More than one pundit has already said that Clackamas and Washington counties will carry or lose this election for the Democrats. Let’s look at the numbers.
Multnomah County’s 527,169 registered voters make it the largest. And Oregon’s largest county is severely lopsided favoring Democrats. More than equaling it, however, are the combination of Washington County, 355,459, and Clackamas, 287,931. They, too, lean Democratic.
Those three counties are some 42 percent of Oregon’s vote next month.
Add two more counties — Eugene’s Lane with 255,162, and Salem’s Marion, 200,535 — and the top five have 1,626,256 voters of Oregon’s 2,731,048. That’s 60 percent of all the voters, and Democrats outnumber Republicans 966,397 to 703,825 in Oregon. Voters who don’t state a party preference are second in volume with 874,822.
If you were a statewide candidate, where would you decide to campaign the most?
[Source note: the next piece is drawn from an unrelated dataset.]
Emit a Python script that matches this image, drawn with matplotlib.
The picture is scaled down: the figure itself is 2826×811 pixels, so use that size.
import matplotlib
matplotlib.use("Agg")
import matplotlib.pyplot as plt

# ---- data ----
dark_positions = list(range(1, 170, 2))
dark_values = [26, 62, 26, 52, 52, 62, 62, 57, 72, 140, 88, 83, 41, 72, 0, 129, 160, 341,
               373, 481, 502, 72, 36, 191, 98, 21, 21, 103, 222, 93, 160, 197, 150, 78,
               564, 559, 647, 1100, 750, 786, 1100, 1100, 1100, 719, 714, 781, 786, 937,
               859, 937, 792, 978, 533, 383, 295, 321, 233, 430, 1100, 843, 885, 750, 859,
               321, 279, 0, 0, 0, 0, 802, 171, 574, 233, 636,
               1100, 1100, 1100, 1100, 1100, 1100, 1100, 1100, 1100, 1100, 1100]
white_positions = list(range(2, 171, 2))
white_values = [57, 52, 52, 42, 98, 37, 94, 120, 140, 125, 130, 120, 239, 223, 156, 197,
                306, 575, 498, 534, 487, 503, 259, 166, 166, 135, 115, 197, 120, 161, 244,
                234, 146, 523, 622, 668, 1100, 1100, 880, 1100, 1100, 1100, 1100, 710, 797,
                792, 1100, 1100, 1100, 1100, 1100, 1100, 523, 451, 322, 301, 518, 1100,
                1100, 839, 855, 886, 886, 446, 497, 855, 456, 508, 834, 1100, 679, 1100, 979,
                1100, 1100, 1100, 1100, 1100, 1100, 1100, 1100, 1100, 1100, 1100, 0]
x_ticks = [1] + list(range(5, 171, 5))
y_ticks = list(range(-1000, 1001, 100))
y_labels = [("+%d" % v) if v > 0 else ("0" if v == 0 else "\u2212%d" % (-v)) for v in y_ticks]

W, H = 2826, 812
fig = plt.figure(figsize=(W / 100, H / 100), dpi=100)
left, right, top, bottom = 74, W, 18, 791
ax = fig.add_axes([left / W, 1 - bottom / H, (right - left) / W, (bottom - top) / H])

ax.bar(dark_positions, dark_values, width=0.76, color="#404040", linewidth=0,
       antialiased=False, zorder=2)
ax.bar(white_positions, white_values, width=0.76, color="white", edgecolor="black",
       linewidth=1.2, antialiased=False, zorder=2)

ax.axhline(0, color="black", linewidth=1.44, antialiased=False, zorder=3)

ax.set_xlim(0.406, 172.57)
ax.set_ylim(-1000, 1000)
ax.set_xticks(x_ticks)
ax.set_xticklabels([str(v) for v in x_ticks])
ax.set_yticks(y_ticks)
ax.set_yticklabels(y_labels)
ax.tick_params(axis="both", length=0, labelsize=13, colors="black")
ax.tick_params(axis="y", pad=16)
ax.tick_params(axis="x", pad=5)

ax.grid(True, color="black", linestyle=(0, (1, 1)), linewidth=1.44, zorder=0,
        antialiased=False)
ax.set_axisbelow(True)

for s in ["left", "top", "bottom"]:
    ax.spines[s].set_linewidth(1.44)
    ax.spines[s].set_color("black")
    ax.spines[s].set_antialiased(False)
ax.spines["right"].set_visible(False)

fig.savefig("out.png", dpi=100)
As the old saying goes, “Go fishing where the fish are.” And for most statewide candidates, they aren’t in Eastern Oregon or other rural counties with the exception of Lincoln County on the coast.
With the ballots in voters’ hands over the past week now, how are Democrats turning out? Well ahead of the Republicans in Oregon. Some say it is a 2:1 difference, though Republicans can’t be counted out.
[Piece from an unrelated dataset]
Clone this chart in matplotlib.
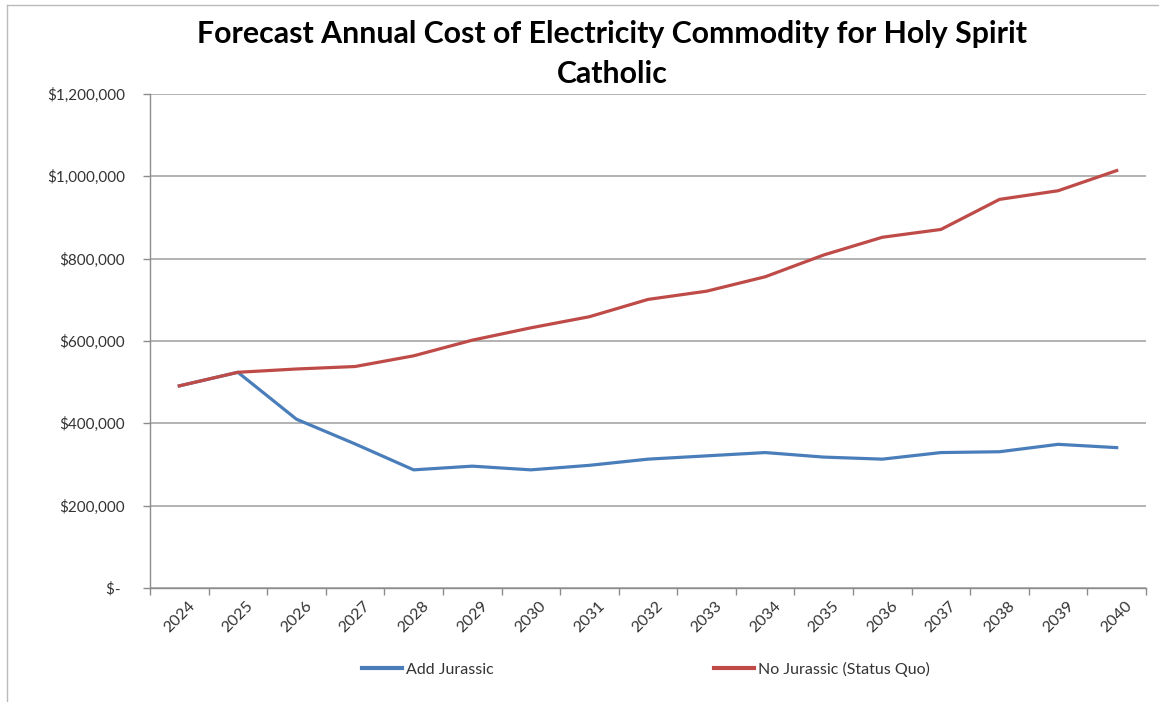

And those who decline to state their party? Nationally they are breaking 2:1 Democratic in early surveys. Do we have confidence Kate Brown can be re-elected and we can hold strong majorities in the Legislature?
Stay tuned, as they say. If the momentum is on the Democratic side now, it’s time to turn up the heat and make those margins even bigger.
If the goal is to make Oregon a Democratic beacon, a standard of governance and decency that other states can emulate, bearing down right now is important.
After all, the numbers don’t do us any good if our people, those who share our values, don’t vote.